How Bill Withers Defined Soulful Selflessness

How Bill Withers Defined Soulful Selflessness

The music of Bill Withers radiated a quality that’s rare in pop songs and, really, anywhere else: selflessness.

It’s in the subjects that Withers, who died on Monday, chose to sing about: his grandmother’s hard-won wisdom in “Grandma’s Hands,” the suicidal regrets of a failed husband in “Better Off Dead,” and in one of his most indelible songs, “Lean on Me,” a churchy pledge of unconditional help and compassion.

Perhaps it was because Withers was already a grown-up, in his early 30s, when his recording career started. He was raised in a large family in West Virginia coal country, served in the Navy and worked factory jobs before getting the chance to record. He hadn’t been sheltered from the everyday lives that he would write about.

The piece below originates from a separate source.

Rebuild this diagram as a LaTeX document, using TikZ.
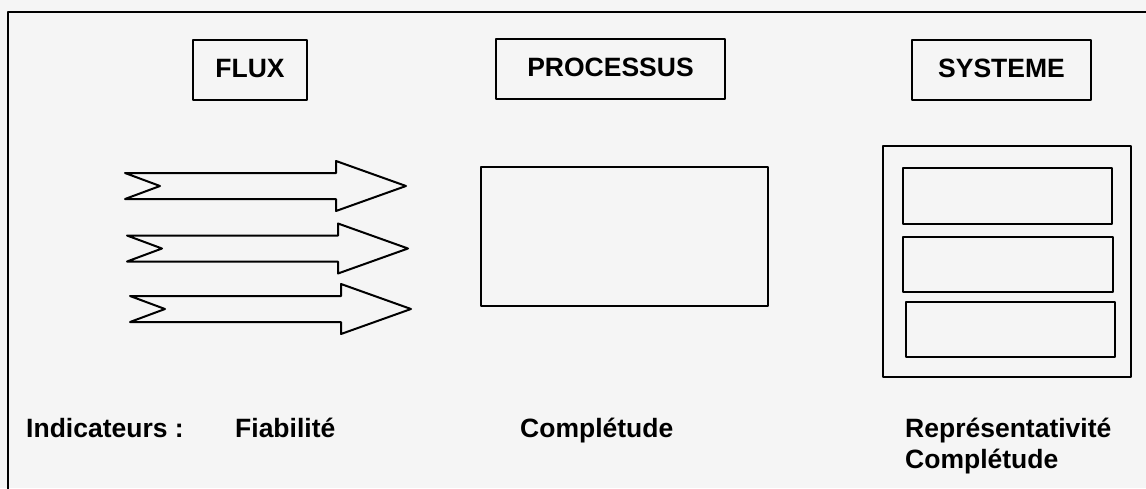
\documentclass[tikz,border=0pt]{standalone}
\usepackage{fontspec}
\setmainfont{Liberation Sans}
\definecolor{paper}{HTML}{F5F5F5}
\tikzset{
  ink/.style={line width=2pt, draw=black, line join=round},
  titlebox/.style={ink, rectangle, inner sep=0pt, text depth=4pt, font=\bfseries\fontsize{26.5}{31}\selectfont},
  plainbox/.style={ink, rectangle, inner sep=0pt},
  label/.style={anchor=base west, inner sep=0pt, font=\bfseries\fontsize{26.5}{31}\selectfont, align=left},
  % a wide notched arrow; origin at the tail's middle
  flowarrow/.pic={
    \draw[ink] (0,-13) -- (211,-13) -- (211,-25) -- (281,0) -- (211,25)
      -- (211,13) -- (0,13) -- (35,0) -- cycle;
  }
}
\begin{document}
\begin{tikzpicture}[x=1pt,y=-1pt]
  \useasboundingbox (0,0) rectangle (1146,488);
  \fill[paper] (0,0) rectangle (1146,488);

  % outer frame, open to the right and bottom
  \draw[ink] (8,492) -- (8,12) -- (1150,12);

  % column titles
  \node[titlebox, minimum width=114pt, minimum height=60pt] (flux) at (250,70) {FLUX};
  \node[titlebox, minimum width=229pt, minimum height=60pt] (proc) at (610.5,69) {PROCESSUS};
  \node[titlebox, minimum width=179pt, minimum height=60pt] (sys) at (1001.5,70) {SYSTEME};

  % flows
  \pic at (125,186) {flowarrow};
  \pic at (127,248.5) {flowarrow};
  \pic at (130,309) {flowarrow};

  % process
  \node[plainbox, minimum width=287pt, minimum height=139pt] (procbox) at (624.5,236.5) {};

  % system with its three components
  \node[plainbox, minimum width=248pt, minimum height=231pt] (sysbox) at (1007,261.5) {};
  \node[plainbox, minimum width=209pt, minimum height=56pt] (sysa) at (1007.5,196) {};
  \node[plainbox, minimum width=210pt, minimum height=55pt] (sysb) at (1008,264.5) {};
  \node[plainbox, minimum width=209pt, minimum height=55pt] (sysc) at (1010.5,329.5) {};

  % indicators
  \node[label] (ind) at (26,437) {Indicateurs :};
  \node[label] (fiab) at (235,437) {Fiabilité};
  \node[label] (compl) at (520,437) {Complétude};
  \node[label] (repr) at (905,468) {Représentativité\\Complétude};
\end{tikzpicture}
\end{document}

Withers’s most triumphant years, the early 1970s, were also an idealistic time for soul music. Marvin Gaye, Stevie Wonder, Curtis Mayfield, Earth, Wind & Fire and others were writing community-minded songs that melded urban realism and utopian aspiration. Withers could be every bit their peer, particularly in the ways he brought big issues down to personal stories, like his portrait of a badly wounded Vietnam veteran, “I Can’t Write Left-Handed.” And when he wasn’t observing outside characters, Withers could also depict the deepest jealousy, loneliness and melancholy, in songs like “Who Is He (And What Is He to You),” “You,” and his despondent megahit, “Ain’t No Sunshine,” a model of profound simplicity.

His voice was at the center of every song, reedy and gritty, strong enough for preacherly declamations and smooth enough to carry a lover’s endearments. Yet he chose to treat that utterly distinctive voice modestly — as a vehicle, not a centerpiece. He sang his stories with down-home fervor, but he was also more than willing to let the sense of the words dissolve into rhythm and incantation, into impulses and feelings.

Withers made it seem — with deep-rooted knowledge and virtuoso skill — that each song was creating its own borderless style and groove on the spot, steeped in but never beholden to blues, gospel, country, jazz, folk, rock or any other defined idiom. Imagine Withers’s voice removed from songs like the defiant “Use Me,” and the grooves he devised (with his top-notch studio bands) nearly capture the mood on their own — though Withers’s vocals would also engage those grooves with every phrase.

Withers was ill-used by a recording business that second-guessed his songwriting. In his acceptance speech at his long-belated 2015 Rock & Roll Hall of Fame induction, he defined A&R, record label jargon that stands for artists and repertoire, as “antagonistic and redundant.” After his 1974 album “+‘Justments,” filled with brooding songs about love gone wrong, Withers and his new label, Columbia, recast him as a more conventional romantic crooner. He had some suavely commercial moments: “Lovely Day” in 1977, which for its final minute flaunts one almost impossibly sustained note after another, and “Just the Two of Us,” which appeared on a 1980 album by the saxophonist Grover Washington Jr.

Withers’s musical ingenuity lingers on his later albums in some eccentric rhythm tracks and sly chord progressions — and he did manage to resist making disco. But the joyful, risky self-invention of his early albums had given way to professionalism. He made his last album in 1985, then earned a living from his publishing catalog, refusing offers to record again.

The Withers album to savor is the one he recorded live at Carnegie Hall in 1972. He brought a band of first-call studio musicians and gathered all of his best early material, seasoned by serious touring. Songs that had been limited to three minutes in studio versions get a chance to groove longer and harder: “Use Me” rides a backbeat of audience handclaps to syncopated ecstasy, and tops that with a reprise. Withers’s voice had a rawer tone than his studio performances without sacrificing any improvisational subtleties.

And the songs were populated not with one singer’s ego, but with friends, relatives, lovers, rivals and, in an all-out 13-minute, key-changing, wah-wah throwdown, a week in the life of an entire neighborhood, “Harlem.” It’s not about Withers; it’s about music where everybody lives.